Change will not come because we looked into our national heart and found goodness lying therein. The heart of America is not one thing. It is sometimes kind and generous and wise, but it is also dark and hateful and murderous. That is who we really are — all of it.

Finally, from Jennifer Rubin, also of the Washington Post:

The Constitution allocates two senators to the most sparsely populated red states (but none to the District of Columbia), and the Senate filibuster provides gun absolutists with a veto over reforms.

If this were only true on guns, one might be able to make an argument in favor of the present system. But the result is the same for a range on matters, including abortion, immigration, climate change and virtually any other mildly controversial topic. The rigid GOP parlays the anti-democratic Senate and filibuster into an iron grip of minority rule. When legislation on nearly every critical issue can be thwarted by an extreme minority, we have “democracy” in name only. . . .
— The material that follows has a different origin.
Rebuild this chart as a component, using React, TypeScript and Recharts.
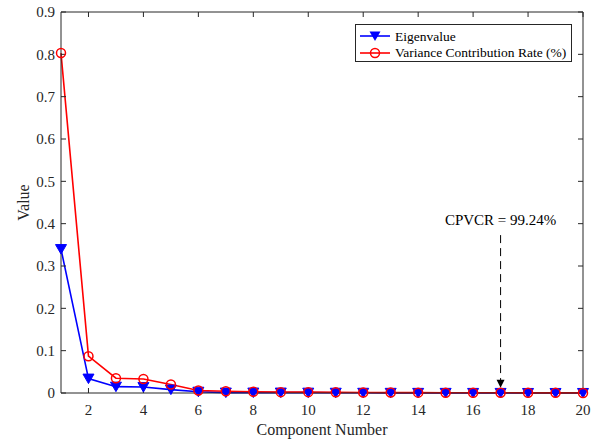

If the Democratic Party — the only party that still supports democratic values and at least tries to solve problems — can muster the discipline and the will, it can run in 2022 and 2024 on ending the stranglehold of unhinged, minority rule. It must electrify its supporters, pledge to tame if not eliminate the filibuster and make clear that, without Democratic victories, we would face an America few would hope to bequeath their children.

The Republican obsession with controlling women, unlimited gun ownership, white grievance and other deadly ideologies must be identified, denounced and defeated. Democrats should be clear about the choices: white nationalism or tolerance; gun massacres or reasonable gun restrictions; control of women’s bodies or respect for women’s autonomy.